Thursday 9 November 2017

Finishing War and Peace

I have just finished War and Peace. Like most readers, I endured rather than enjoyed Tolstoy's ruminations on the nature of history and philosophy which interrupt and then bookend the trials and tribulations of Natasha, Pierre, their friends and families.  But I can see their importance, partly because the contingency of the characters' complex affairs makes in a human way the point about history Tolstoy sets out in his theoretical disquisitions.

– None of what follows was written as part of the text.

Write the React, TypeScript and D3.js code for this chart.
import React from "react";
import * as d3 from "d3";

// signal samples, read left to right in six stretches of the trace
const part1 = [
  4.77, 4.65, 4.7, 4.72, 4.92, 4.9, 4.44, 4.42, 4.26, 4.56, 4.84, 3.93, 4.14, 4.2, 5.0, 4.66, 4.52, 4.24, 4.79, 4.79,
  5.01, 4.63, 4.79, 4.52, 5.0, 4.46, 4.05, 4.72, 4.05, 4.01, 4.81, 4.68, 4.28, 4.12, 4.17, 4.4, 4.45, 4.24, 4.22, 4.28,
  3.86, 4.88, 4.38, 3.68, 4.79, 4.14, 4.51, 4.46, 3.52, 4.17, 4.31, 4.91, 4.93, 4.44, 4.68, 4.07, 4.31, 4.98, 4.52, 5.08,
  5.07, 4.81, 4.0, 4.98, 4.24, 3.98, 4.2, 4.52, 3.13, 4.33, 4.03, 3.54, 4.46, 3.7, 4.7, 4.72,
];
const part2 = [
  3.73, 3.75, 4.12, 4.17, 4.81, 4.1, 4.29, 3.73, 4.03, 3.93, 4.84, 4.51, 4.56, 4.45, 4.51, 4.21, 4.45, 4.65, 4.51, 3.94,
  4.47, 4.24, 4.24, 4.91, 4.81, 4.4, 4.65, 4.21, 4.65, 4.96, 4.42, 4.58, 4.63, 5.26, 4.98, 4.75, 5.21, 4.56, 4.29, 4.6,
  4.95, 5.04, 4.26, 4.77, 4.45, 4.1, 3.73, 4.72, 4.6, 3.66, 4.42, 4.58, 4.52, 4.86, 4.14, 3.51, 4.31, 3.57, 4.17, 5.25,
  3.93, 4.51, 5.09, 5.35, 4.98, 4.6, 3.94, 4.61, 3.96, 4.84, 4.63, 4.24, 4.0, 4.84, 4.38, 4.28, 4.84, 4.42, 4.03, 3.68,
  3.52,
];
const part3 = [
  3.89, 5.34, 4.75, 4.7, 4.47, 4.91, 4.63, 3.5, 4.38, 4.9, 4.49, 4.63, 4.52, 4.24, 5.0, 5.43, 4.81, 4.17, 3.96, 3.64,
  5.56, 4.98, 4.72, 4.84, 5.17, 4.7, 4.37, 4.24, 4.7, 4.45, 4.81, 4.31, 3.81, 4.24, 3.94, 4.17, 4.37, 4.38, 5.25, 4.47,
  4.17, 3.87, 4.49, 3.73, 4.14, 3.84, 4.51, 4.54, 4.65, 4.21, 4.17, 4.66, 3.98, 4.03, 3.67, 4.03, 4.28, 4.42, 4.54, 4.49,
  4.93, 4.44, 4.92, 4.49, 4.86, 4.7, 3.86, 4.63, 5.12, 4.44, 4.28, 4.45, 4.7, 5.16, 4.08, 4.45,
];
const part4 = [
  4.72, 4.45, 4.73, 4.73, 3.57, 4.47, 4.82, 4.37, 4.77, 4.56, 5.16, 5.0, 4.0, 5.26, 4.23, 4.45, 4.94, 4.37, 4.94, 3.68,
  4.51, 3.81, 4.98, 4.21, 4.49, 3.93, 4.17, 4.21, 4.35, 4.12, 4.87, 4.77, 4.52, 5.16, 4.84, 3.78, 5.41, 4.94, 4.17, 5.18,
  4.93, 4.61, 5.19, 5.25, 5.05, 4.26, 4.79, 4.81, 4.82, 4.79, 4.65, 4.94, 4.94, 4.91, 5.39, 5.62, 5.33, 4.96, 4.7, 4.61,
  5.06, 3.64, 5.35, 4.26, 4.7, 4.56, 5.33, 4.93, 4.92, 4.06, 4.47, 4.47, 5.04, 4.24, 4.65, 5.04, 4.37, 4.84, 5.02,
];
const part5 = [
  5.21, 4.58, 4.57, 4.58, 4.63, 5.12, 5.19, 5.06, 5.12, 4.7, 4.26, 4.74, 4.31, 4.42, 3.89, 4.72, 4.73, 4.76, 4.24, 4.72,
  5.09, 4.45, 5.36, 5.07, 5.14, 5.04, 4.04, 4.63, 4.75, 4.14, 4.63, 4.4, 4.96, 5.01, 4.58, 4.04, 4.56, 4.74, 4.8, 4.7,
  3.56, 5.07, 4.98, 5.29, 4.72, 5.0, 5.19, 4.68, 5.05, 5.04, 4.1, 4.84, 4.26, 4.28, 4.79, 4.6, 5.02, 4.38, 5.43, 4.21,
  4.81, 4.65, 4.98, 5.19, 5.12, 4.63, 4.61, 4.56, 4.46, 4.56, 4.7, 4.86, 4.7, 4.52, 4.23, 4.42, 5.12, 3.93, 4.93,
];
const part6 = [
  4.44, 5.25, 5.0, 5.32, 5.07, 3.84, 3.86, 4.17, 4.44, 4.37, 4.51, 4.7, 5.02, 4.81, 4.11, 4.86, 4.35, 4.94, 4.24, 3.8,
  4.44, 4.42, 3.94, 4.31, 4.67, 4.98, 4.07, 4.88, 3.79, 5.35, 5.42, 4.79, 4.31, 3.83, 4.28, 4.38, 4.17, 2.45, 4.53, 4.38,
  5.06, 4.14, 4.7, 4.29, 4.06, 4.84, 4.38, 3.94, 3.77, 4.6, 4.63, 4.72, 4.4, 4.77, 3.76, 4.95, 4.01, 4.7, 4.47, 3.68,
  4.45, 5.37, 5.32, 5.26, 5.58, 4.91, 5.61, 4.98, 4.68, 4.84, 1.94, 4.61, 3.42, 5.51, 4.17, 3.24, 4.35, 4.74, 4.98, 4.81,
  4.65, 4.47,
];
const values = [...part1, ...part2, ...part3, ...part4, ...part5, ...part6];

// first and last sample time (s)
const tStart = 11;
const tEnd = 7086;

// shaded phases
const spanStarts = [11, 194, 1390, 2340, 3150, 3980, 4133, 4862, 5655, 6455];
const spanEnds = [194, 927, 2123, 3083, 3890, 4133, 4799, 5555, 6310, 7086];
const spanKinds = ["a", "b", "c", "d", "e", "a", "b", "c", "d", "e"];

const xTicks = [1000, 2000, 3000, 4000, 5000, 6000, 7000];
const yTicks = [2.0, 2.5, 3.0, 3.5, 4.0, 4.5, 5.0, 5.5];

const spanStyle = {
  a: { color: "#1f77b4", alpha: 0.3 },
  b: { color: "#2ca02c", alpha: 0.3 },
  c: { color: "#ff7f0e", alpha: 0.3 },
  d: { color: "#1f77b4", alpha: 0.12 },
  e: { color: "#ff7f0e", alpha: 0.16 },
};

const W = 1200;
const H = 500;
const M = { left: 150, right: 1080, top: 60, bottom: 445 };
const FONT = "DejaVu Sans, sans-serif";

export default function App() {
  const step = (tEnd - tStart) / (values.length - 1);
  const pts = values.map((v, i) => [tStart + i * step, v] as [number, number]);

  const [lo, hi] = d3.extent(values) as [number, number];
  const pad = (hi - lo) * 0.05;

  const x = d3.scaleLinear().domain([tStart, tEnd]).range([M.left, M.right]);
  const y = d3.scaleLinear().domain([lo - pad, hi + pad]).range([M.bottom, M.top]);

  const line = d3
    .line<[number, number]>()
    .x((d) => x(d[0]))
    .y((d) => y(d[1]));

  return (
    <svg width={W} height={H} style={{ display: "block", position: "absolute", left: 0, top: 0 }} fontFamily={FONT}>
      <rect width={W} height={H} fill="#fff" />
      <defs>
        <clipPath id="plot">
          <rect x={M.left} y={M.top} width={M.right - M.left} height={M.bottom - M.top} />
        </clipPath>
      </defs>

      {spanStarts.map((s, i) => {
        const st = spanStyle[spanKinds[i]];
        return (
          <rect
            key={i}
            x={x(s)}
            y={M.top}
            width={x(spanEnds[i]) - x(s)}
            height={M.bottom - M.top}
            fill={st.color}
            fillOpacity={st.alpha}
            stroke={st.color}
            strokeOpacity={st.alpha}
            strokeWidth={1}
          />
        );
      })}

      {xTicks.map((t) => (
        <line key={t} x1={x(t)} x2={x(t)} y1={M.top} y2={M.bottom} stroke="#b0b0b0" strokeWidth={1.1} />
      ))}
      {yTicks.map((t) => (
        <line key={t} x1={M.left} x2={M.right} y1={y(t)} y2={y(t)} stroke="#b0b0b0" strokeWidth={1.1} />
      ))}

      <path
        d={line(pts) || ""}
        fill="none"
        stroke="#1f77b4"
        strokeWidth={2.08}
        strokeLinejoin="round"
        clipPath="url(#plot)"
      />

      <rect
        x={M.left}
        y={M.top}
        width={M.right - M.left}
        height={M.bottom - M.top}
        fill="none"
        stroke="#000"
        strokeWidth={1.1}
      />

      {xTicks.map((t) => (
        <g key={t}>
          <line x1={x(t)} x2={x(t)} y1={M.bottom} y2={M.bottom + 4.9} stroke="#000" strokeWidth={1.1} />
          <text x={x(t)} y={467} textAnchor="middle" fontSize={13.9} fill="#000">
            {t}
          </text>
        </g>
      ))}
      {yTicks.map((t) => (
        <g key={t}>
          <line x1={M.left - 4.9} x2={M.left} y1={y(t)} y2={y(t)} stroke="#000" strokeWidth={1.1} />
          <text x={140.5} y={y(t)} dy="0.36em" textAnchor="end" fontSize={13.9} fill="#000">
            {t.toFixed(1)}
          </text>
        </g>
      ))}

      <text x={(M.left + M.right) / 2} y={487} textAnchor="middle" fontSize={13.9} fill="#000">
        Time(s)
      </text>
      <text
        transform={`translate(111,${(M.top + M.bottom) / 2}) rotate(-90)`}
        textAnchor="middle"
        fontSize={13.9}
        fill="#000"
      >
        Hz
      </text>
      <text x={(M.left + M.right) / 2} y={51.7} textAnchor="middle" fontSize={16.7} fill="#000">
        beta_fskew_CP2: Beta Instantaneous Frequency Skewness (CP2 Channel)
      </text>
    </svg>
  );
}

War and Peace doesn't really finish - it sinks back into the earth, and so imperceptibly that at the end I had to leaf back through the pages to find the last mention of the people in it. That's where the real glory of the book lies.  Tolstoy shows the weaknesses of his characters without ever really seeming to condemn.  His is the magnanimity we might hope for from God.

He also shows something true about life which the translator Anthony Briggs puts so well in the introduction.  "Virtually everyone - even people in privileged or advantageous circumstances - finds the living of life a worrying and difficult business most of the time".

So true; and funny that when I read those words in the afterglow of finishing the book, I thought immediately of Larry McMurtry's peerless Lonesome Dove.  For McMurtry has the same compassion, and the same lofty sense of observing poor humans doing their best to be happy despite their manifold self-inflicted mistakes.  As much wisdom as folly is given to Woodrow F Call and Augustus McCrae in Lonesome Dove, and you don't have to search far into one of the many fan sites devoted to McMurtry's book (and, more particularly, the TV spin-off which followed) to come across the following.

(Lorie is the young prostitute yearning for the bright lights of San Francisco.  Her interlocutor is McCrae, the lazy, sardonic old Texas Ranger).

"Lorie darlin'", says McCrae, "life in San Francisco, you see, is still just life.  If you want any one thing too badly, it's likely to turn out to be a disappointment. The only healthy way to live life is to learn to like all the little everyday things, like a sip of good whiskey in the evening, a soft bed, a glass of buttermilk, or a feisty gentleman like myself".

Amen to that.  But of course the genius of Tolstoy and McMurtry is that their characters are poignantly unable to take their own advice.  

I might just have to start on Lonesome Dove again.